Partir

É possível fazer, hoje, um melodrama que seja simultaneamente clássico no seu romantismo impossível e moderno na sua abordagem a esse romantismo? O primeiro problema de "Partir" é que, embora lhe seja anterior, estreia em Portugal a seguir a esse monumento chamado "Eu Sou o Amor" com o qual tem peculiares semelhanças narrativas (uma mãe de família que fez um bom casamento apaixona-se pelo operário que lhe redecora o anexo) e partilha uma mesma vontade de reinvenção do género.

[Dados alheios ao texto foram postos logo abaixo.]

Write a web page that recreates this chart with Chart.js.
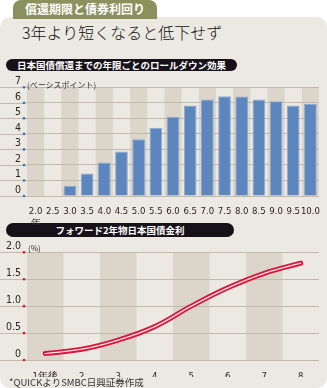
<!DOCTYPE html>
<html>
<head>
<meta charset="utf-8">
<script src="https://cdn.jsdelivr.net/npm/chart.js@4/dist/chart.umd.min.js"></script>
<style>
  body { margin: 0; width: 327px; height: 388px; background: #fff; position: relative; overflow: hidden;
         font-family: "Noto Sans CJK JP", sans-serif; }
  .abs { position: absolute; }
  #panel { left: 0; top: 17px; width: 327px; height: 371px; background: #ece9e2; border-radius: 10px; }
  #tab { left: 13px; top: 0; width: 144px; height: 19px; background: #8b915c; border-radius: 8px 8px 0 0;
         color: #fff; font-weight: bold; font-size: 12px; line-height: 17px; text-align: center; }
  #title { left: 22px; top: 20px; font-size: 16px; font-weight: 300; color: #111; white-space: nowrap; }
  .pill { background: #17121a; border-radius: 7px; color: #fff; font-weight: bold; font-size: 9.5px;
          text-align: center; white-space: nowrap; }
  #pill1 { left: 6px; top: 59px; width: 231px; height: 12px; line-height: 12px; }
  #pill2 { left: 6px; top: 223px; width: 228px; height: 14px; line-height: 14px; }
  .unit { font-size: 8px; color: #333; white-space: nowrap; }
  #unit1 { left: 27px; top: 79px; }
  #unit2 { left: 28px; top: 242px; }
  #note { left: 9px; top: 375px; font-size: 9.5px; color: #333; white-space: nowrap; }
  #w1 { left: 0; top: 75px; width: 327px; height: 155px; }
  #w2 { left: 0; top: 240px; width: 327px; height: 137px; }
</style>
</head>
<body>
<div id="panel" class="abs"></div>
<div id="tab" class="abs">償還期限と債券利回り</div>
<div id="title" class="abs">3年より短くなると低下せず</div>
<div id="pill1" class="abs pill">日本国債償還までの年限ごとのロールダウン効果</div>
<div id="pill2" class="abs pill">フォワード2年物日本国債金利</div>
<div id="w1" class="abs"><canvas id="c1"></canvas></div>
<div id="w2" class="abs"><canvas id="c2"></canvas></div>
<div id="unit1" class="abs unit">(ベーシスポイント)</div>
<div id="unit2" class="abs unit">(%)</div>
<div id="note" class="abs">*QUICKよりSMBC日興証券作成</div>

<script>
// ロールダウン効果 (ベーシスポイント)
const rollYears = ['2.0', '2.5', '3.0', '3.5', '4.0', '4.5', '5.0', '5.5', '6.0', '6.5', '7.0', '7.5', '8.0', '8.5', '9.0', '9.5', '10.0'];
const rollDown = [0, 0, 0.65, 1.45, 2.16, 2.87, 3.66, 4.39, 5.1, 5.82, 6.22, 6.43, 6.41, 6.22, 6.1, 5.83, 5.93];
const rollTicks = ['0', '1', '2', '3', '4', '5', '6', '7'];

// フォワード2年物 (%)
const fwdYears = ['1年後', '2', '3', '4', '5', '6', '7', '8'];
const fwdRate = [0.12, 0.20, 0.37, 0.62, 1.00, 1.34, 1.61, 1.80];
const fwdTicks = ['0', '0.5', '1.0', '1.5', '2.0'];

const numFont = { family: '"Liberation Sans Narrow", "DejaVu Sans Condensed", sans-serif', size: 10.5 };
const xFont = { family: '"Liberation Sans Narrow", "DejaVu Sans Condensed", sans-serif', size: 9.5 };
const gridColor = '#c4baa9';
const bandColor = '#dcd5ca';

// shaded columns, grid lines reaching the left edge, small colored dots on the y axis
const decor = {
  id: 'decor',
  beforeDraw(chart, args, opts) {
    const { ctx, chartArea } = chart;
    const x = chart.scales.x, y = chart.scales.y;
    const w = x.getPixelForValue(1) - x.getPixelForValue(0);
    ctx.save();
    ctx.fillStyle = bandColor;
    x.ticks.forEach((t, i) => {
      if (i % 2 !== opts.band) return;
      const cx = x.getPixelForValue(i);
      ctx.fillRect(cx - w / 2, chartArea.top, w, chartArea.bottom - chartArea.top);
    });
    ctx.strokeStyle = gridColor;
    ctx.lineWidth = 1;
    y.ticks.forEach(t => {
      const py = Math.round(y.getPixelForValue(t.value)) + 0.5;
      ctx.beginPath();
      ctx.moveTo(0, py);
      ctx.lineTo(chartArea.left, py);
      ctx.stroke();
    });
    ctx.restore();
  },
  afterDraw(chart, args, opts) {
    const { ctx, chartArea } = chart;
    const y = chart.scales.y;
    ctx.save();
    ctx.fillStyle = opts.dot;
    y.ticks.forEach(t => {
      const py = y.getPixelForValue(t.value);
      ctx.beginPath();
      ctx.arc(chartArea.left - 3, py, 1.3, 0, Math.PI * 2);
      ctx.fill();
    });
    ctx.restore();
  }
};

function yAxis(max, step, labels, width) {
  return {
    min: 0, max: max,
    afterFit: s => { s.width = width; },
    border: { display: false },
    grid: { color: gridColor, drawTicks: false },
    ticks: {
      stepSize: step, autoSkip: false, padding: 6, labelOffset: -6, color: '#2a2420', font: numFont,
      callback: (v, i) => labels[i]
    }
  };
}

new Chart(document.getElementById('c1'), {
  type: 'bar',
  data: {
    labels: rollYears.map((l, i) => i === 0 ? [l, '年'] : l),
    datasets: [{
      data: rollDown,
      backgroundColor: '#5d86bf',
      borderColor: '#8aa9d4',
      borderWidth: { top: 1, left: 1, right: 1, bottom: 0 },
      categoryPercentage: 1,
      barPercentage: 0.74
    }]
  },
  options: {
    responsive: true, maintainAspectRatio: false, animation: false,
    layout: { padding: { top: 12, right: 8, left: 0, bottom: 0 } },
    plugins: { legend: { display: false }, tooltip: { enabled: false }, decor: { band: 0, dot: '#3f6fc0' } },
    scales: {
      x: {
        afterFit: s => { s.height = 34; },
        border: { display: false },
        grid: { display: false },
        ticks: { padding: 2, color: '#2a2420', font: xFont, maxRotation: 0, autoSkip: false }
      },
      y: yAxis(7, 1, rollTicks, 27)
    }
  },
  plugins: [decor]
});

new Chart(document.getElementById('c2'), {
  type: 'line',
  data: {
    labels: fwdYears,
    datasets: [{
      data: fwdRate,
      borderColor: 'rgba(255,236,240,0.95)',
      borderWidth: 1.3,
      borderCapStyle: 'round',
      pointRadius: 0,
      tension: 0.4,
      order: 1
    }, {
      data: fwdRate,
      borderColor: '#d9173c',
      borderWidth: 5,
      borderCapStyle: 'round',
      pointRadius: 0,
      tension: 0.4,
      order: 2
    }]
  },
  options: {
    responsive: true, maintainAspectRatio: false, animation: false,
    layout: { padding: { top: 11, right: 8, left: 0, bottom: 0 } },
    plugins: { legend: { display: false }, tooltip: { enabled: false }, decor: { band: 0, dot: '#e0103a' } },
    scales: {
      x: {
        offset: true,
        afterFit: s => { s.height = 17; },
        border: { display: false },
        grid: { display: false },
        ticks: { padding: 3, color: '#2a2420', font: xFont, maxRotation: 0, autoSkip: false }
      },
      y: yAxis(2, 0.5, fwdTicks, 27)
    }
  },
  plugins: [decor]
});
</script>
</body>
</html>
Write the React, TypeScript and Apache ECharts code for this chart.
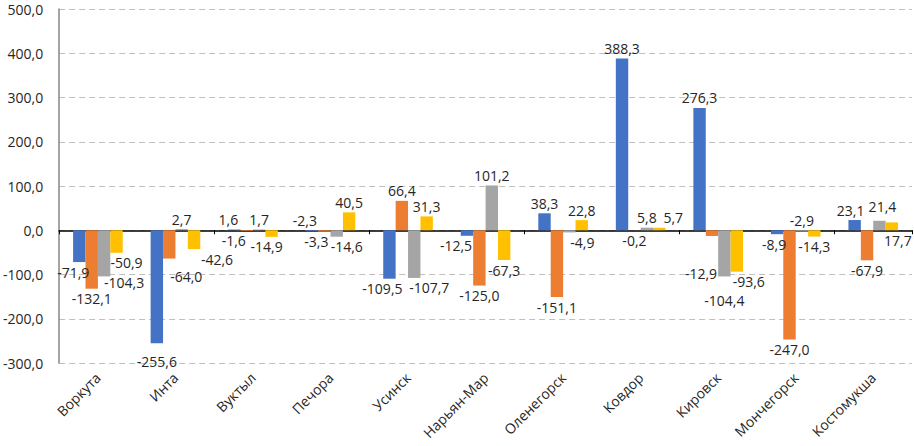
import React, { useEffect, useRef } from "react";
import * as echarts from "echarts";

const categories = [
  "Воркута",
  "Инта",
  "Вуктыл",
  "Печора",
  "Усинск",
  "Нарьян-Мар",
  "Оленегорск",
  "Ковдор",
  "Кировск",
  "Мончегорск",
  "Костомукша",
];
const seriesBlue = [-71.9, -255.6, 1.6, -2.3, -109.5, -12.5, 38.3, 388.3, 276.3, -8.9, 23.1];
const seriesOrange = [-132.1, -64.0, -1.6, -3.3, 66.4, -125.0, -151.1, -0.2, -12.9, -247.0, -67.9];
const seriesGray = [-104.3, 2.7, 1.7, -14.6, -107.7, 101.2, -4.9, 5.8, -104.4, -2.9, 21.4];
const seriesYellow = [-50.9, -42.6, -14.9, 40.5, 31.3, -67.3, 22.8, 5.7, -93.6, -14.3, 17.7];
const yMin = -300;
const yMax = 500;
const yStep = 100;

const seriesNames = ["Ряд 1", "Ряд 2", "Ряд 3", "Ряд 4"];
const seriesColors = ["#4472C4", "#ED7D31", "#A5A5A5", "#FFC000"];

// label placement tweaks: key "series-index"
const labelTweaks: Record<string, { position?: string; offset?: number[] }> = {
  "0-0": { offset: [-6, 0] },
  "2-0": { offset: [20, -4] },
  "3-0": { offset: [10, 0] },
  "0-1": { offset: [0, 8] },
  "1-1": { offset: [17, 8] },
  "3-1": { offset: [23, 0] },
  "0-2": { offset: [-6, 0] },
  "1-2": { offset: [-13, 0] },
  "3-2": { offset: [-5, 0] },
  "0-3": { position: "top", offset: [-7, 0] },
  "1-3": { offset: [-8, 0] },
  "2-3": { offset: [10, 0] },
  "0-4": { offset: [-7, 0] },
  "2-4": { offset: [15, 0] },
  "0-5": { offset: [-11, 0] },
  "2-6": { offset: [13, 0] },
  "3-7": { offset: [14, 0] },
  "1-8": { offset: [-11, 28] },
  "2-8": { offset: [0, 14] },
  "3-8": { offset: [12, 0] },
  "0-9": { offset: [-3, 0] },
  "2-9": { position: "top" },
  "0-10": { offset: [-4, 0] },
  "2-10": { offset: [3, -4] },
  "3-10": { position: "bottom", offset: [6, 0] },
};

const fmt = (v: number) => v.toFixed(1).replace(".", ",");
const FONT = "'Open Sans', sans-serif";

export default function App() {
  const ref = useRef<HTMLDivElement>(null);
  useEffect(() => {
    document.body.style.margin = "0";
    if (!ref.current) return;
    const chart = echarts.init(ref.current, undefined, { renderer: "svg" });
    const all = [seriesBlue, seriesOrange, seriesGray, seriesYellow];
    const series = all.map((arr, s) => ({
      name: seriesNames[s],
      type: "bar",
      xAxisIndex: 0,
      barGap: "0%",
      barCategoryGap: "36%",
      itemStyle: { color: seriesColors[s] },
      label: {
        show: true,
        fontFamily: FONT,
        fontSize: 14,
        color: "#262626",
        distance: 3,
        formatter: (p: any) => fmt(p.value),
      },
      data: arr.map((v, i) => {
        const t = labelTweaks[`${s}-${i}`] || {};
        return {
          value: v,
          label: {
            position: t.position || (v >= 0 ? "top" : "bottom"),
            offset: t.offset || [0, 0],
          },
        };
      }),
    }));
    chart.setOption({
      animation: false,
      grid: { left: 58, right: 2, top: 9, bottom: 83, containLabel: false },
      xAxis: [
        {
          type: "category",
          data: categories,
          axisLine: { onZero: true, lineStyle: { color: "#000", width: 1.5 } },
          axisTick: { show: true, length: 4, lineStyle: { color: "#000", width: 1 } },
          axisLabel: { show: false },
          splitLine: { show: false },
        },
        {
          type: "category",
          data: categories,
          position: "bottom",
          axisLine: { show: false, onZero: false },
          axisTick: { show: false },
          axisLabel: {
            rotate: 45,
            interval: 0,
            margin: 12,
            fontFamily: FONT,
            fontSize: 14,
            color: "#262626",
          },
        },
      ],
      yAxis: {
        type: "value",
        min: yMin,
        max: yMax,
        interval: yStep,
        axisLine: { show: true, lineStyle: { color: "#868686", width: 1.5 } },
        axisTick: { show: false },
        axisLabel: {
          margin: 16,
          fontFamily: FONT,
          fontSize: 14,
          color: "#262626",
          formatter: (v: number) => fmt(v),
        },
        splitLine: {
          show: true,
          lineStyle: { color: "#BFBFBF", type: [6, 4], width: 1 },
        },
      },
      series,
    });
    return () => chart.dispose();
  }, []);
  return <div ref={ref} style={{ width: 914, height: 446 }} />;
}
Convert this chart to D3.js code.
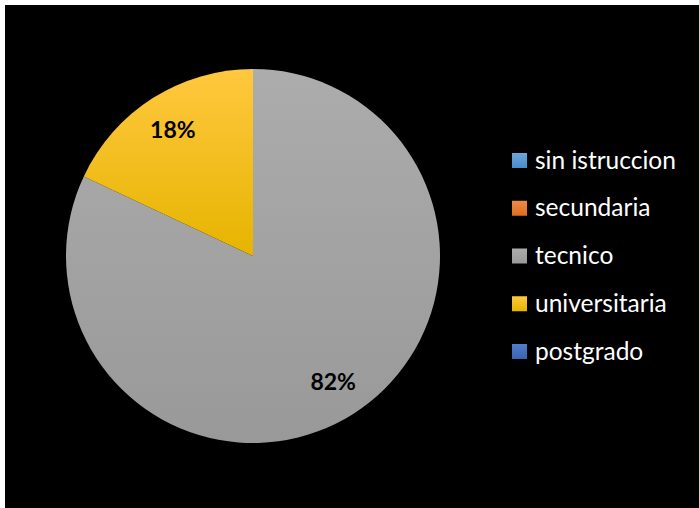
<!DOCTYPE html>
<html><head><meta charset="utf-8">
<script src="https://cdn.jsdelivr.net/npm/d3@7"></script>
<style>html,body{margin:0;padding:0;background:#fff;}</style>
</head><body>
<svg id="chart" width="699" height="508"></svg>
<script>
const categories = ["sin istruccion", "secundaria", "tecnico", "universitaria", "postgrado"];
const values = [0, 0, 82, 18, 0];
const gradTop = ["#6AA7DE", "#F08A45", "#ACACAC", "#FFC83F", "#4F7ECC"];
const gradBot = ["#4A8BC8", "#DD6E22", "#999999", "#E6B400", "#3A64B0"];

const svg = d3.select("#chart");
svg.append("rect").attr("x",5).attr("y",5).attr("width",694).attr("height",503).attr("fill","#000");

const cx = 253, cy = 256, R = 187;
const defs = svg.append("defs");
categories.forEach((c,i)=>{
  const g = defs.append("linearGradient").attr("id","g"+i)
    .attr("gradientUnits","userSpaceOnUse")
    .attr("x1",0).attr("y1",-R).attr("x2",0).attr("y2",R);
  g.append("stop").attr("offset","0%").attr("stop-color",gradTop[i]);
  g.append("stop").attr("offset","100%").attr("stop-color",gradBot[i]);
});
defs.select("#g3").attr("y2", 0);

const pie = d3.pie().sort(null).value(d=>d);
const arcs = pie(values);
const arc = d3.arc().innerRadius(0).outerRadius(R);
const labelArc = d3.arc().innerRadius(R*0.8).outerRadius(R*0.8);

const g = svg.append("g").attr("transform",`translate(${cx},${cy})`);
g.selectAll("path").data(arcs.filter(a=>a.data>0)).join("path")
  .attr("d",arc)
  .attr("fill",(d)=>`url(#g${d.index})`);

const total = d3.sum(values);
g.selectAll("text.lbl").data(arcs.filter(a=>a.data>0)).join("text")
  .attr("class","lbl")
  .attr("transform",d=>`translate(${labelArc.centroid(d)})`)
  .attr("text-anchor","middle").attr("dy","0.35em")
  .attr("font-family","Lato, 'Open Sans', sans-serif").attr("font-weight","bold")
  .attr("font-size",23).attr("fill","#000")
  .text(d=>Math.round(d.data/total*100)+"%");

const leg = svg.append("g");
const ly = d3.scalePoint().domain(categories).range([160,351]);
categories.forEach((c,i)=>{
  const lg = defs.append("linearGradient").attr("id","lg"+i).attr("x1",0).attr("y1",0).attr("x2",0).attr("y2",1);
  lg.append("stop").attr("offset","0%").attr("stop-color",gradTop[i]);
  lg.append("stop").attr("offset","100%").attr("stop-color",gradBot[i]);
  leg.append("rect").attr("x",512).attr("y",ly(c)-7).attr("width",15).attr("height",15)
    .attr("fill",`url(#lg${i})`);
  leg.append("text").attr("x",535).attr("y",ly(c)).attr("dy","0.35em")
    .attr("font-family","Lato, 'Open Sans', sans-serif").attr("font-size",24.5).attr("fill","#fff")
    .text(c);
});
</script>
</body></html>
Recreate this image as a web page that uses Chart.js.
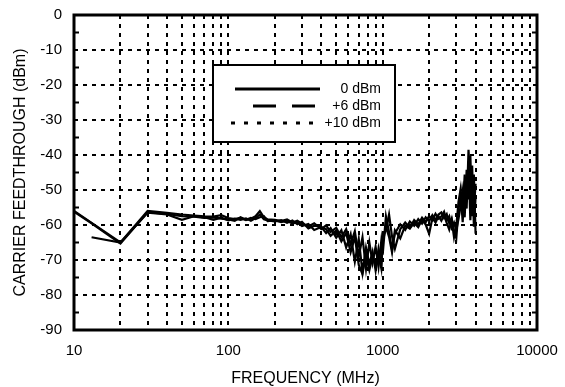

O excesso operático (diríamos muito italiano) do filme de Luca Guadagnino dá lugar a uma contenção naturalista que diríamos muito francesa, com Catherine Corsini a ejectar sabiamente toda a "palha" narrativa do melodrama clássico para deixar descarnado o triângulo amoroso central e, naquele que é o grande trunfo do seu filme, a recusar o proverbial "e viveram felizes para sempre" para confrontar o conto de fadas do grande amor com a realidade social de tombar na pobreza quando se está habituada ao luxo, ironicamente sublinhada pela utilização, como efeito de distanciamento, de excertos de bandas-sonoras compostas por Georges Delerue para filmes de François Truffaut.

O maior problema de "Partir", contudo, é que essa modernidade é mera fachada: Corsini nunca consegue escapar ao maniqueísmo manipulador do género, limitando-se a repetir o fatalismo pré-determinado do destino cruel que alimentava os originais. Ao fazê-lo, reduz Yvan Attal e Sergi Lopes a figuras meramente funcionais, sem espessura dramática para lá dos papéis puramente mecânicos que lhes são atribuídos na narrativa, criando um enorme desequilíbrio com a interpretação notável de Kristin Scott Thomas.

Digamos que, com um bocadinho mais de garra e risco, "Partir" chegaria lá.